A streamlined approach for predicting failure in historical masonry vaults that exhibit stability concerns under gravity loads is proposed and applied to a notable case study in Italy. The structure under investigation is a cloister vault with a significant span, supporting a slender load-bearing wall constructed above the keystone. Since a stability assessment to prevent collapse results necessary, the geometrical and material data were gathered through in situ surveys. A comprehensive numerical protocol, based on 2D finite element modeling, is proposed to evaluate the stability, assess the collapse risk, and suggest effective strengthening solutions for the already cracked structure.
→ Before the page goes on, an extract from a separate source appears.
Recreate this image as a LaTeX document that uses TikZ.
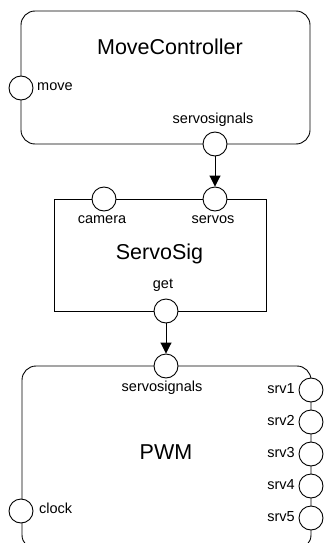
\documentclass[tikz,border=0pt]{standalone}
\usepackage{fontspec}
\setmainfont{Liberation Sans}
\usetikzlibrary{arrows.meta}
\tikzset{
  comp/.style={draw, line width=0.9pt, fill=white, inner sep=0pt},
  rcomp/.style={comp, rounded corners=14pt},
  port/.style={circle, draw, line width=0.9pt, fill=white, minimum size=24pt, inner sep=0pt},
  title/.style={font=\fontsize{21.5}{24}\selectfont, inner sep=0pt, anchor=base},
  lbl/.style={font=\fontsize{14.5}{17}\selectfont, inner sep=0pt, anchor=base},
  flow/.style={line width=0.9pt, -{Triangle[length=11pt,width=11pt]}, shorten >=0pt}
}
\begin{document}
\begin{tikzpicture}[x=1pt,y=-1pt]
\useasboundingbox (0,0) rectangle (326,543);
\clip (0,0) rectangle (326,543);
\fill[white] (0,0) rectangle (326,543);

% MoveController
\node[rcomp, minimum width=289pt, minimum height=133pt] (mc) at (165.5,77.5) {};
\node[title] (mctitle) at (170,55) {MoveController};
\node[lbl, anchor=base west] (mcmovel) at (37,90.7) {move};
\node[lbl] (mcssl) at (213,123) {servosignals};
\node[port] (mcmove) at (21,88) {};
\node[port] (mcss) at (215,144) {};

% ServoSig
\node[comp, minimum width=212pt, minimum height=112pt] (ss) at (160,255) {};
\node[title] (sstitle) at (159.5,259) {ServoSig};
\node[lbl] (sscaml) at (102,223) {camera};
\node[lbl] (ssservl) at (213,223) {servos};
\node[lbl] (ssgetl) at (163,288) {get};
\node[port] (sscam) at (104,199) {};
\node[port] (ssserv) at (215,199) {};
\node[port] (ssget) at (166,311) {};

% PWM
\node[rcomp, minimum width=289pt, minimum height=183pt] (pwm) at (166.5,457.5) {};
\node[title] (pwmtitle) at (166,459) {PWM};
\node[lbl] (pwmssl) at (162,391.5) {servosignals};
\node[lbl, anchor=base west] (pwmclkl) at (39,513.3) {clock};
\node[port] (pwmss) at (166,366) {};
\node[port] (pwmclk) at (21,511) {};
\foreach \i in {1,...,5} {
  \node[lbl, anchor=base east] (pwmsrv\i l) at (295,{358+32*\i+3.5}) {srv\i};
  \node[port] (pwmsrv\i) at (311,{358+32*\i}) {};
}

% signal flow
\draw[flow] (mcss) -- (ssserv);
\draw[flow] (ssget) -- (pwmss);
\end{tikzpicture}
\end{document}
Masonry blocks are modeled by 4-noded elastic plane-strain elements, while mortar joints are discretized with (i) orthotropic shell elements coupled with (ii) brittle cutoff bars. The backfill influence is accounted for through equivalent forces representing soil self-weight and horizontal earth pressure. To explore the effects of possible retrofitting interventions, analyses are carried out employing a standard FE software starting from the already cracked and deformed masonry curved structure. This approach relies on three steps: (i) applying dead loads and self-weight, (ii) adding live or dead overloads to simulate damage and deformation, and (iii) implementing a retrofitting intervention aimed at enhancing the load capacity of the damaged structure. For the case under investigation, two retrofitting strategies are considered: Thickening the buttresses at the springing and applying CFRP strips to the intrados. The CFRP strips are modeled with elastic perfectly ductile cutoff bars that are bonded to surface nodes, ensuring a perfect adhesion between substrate and reinforcement.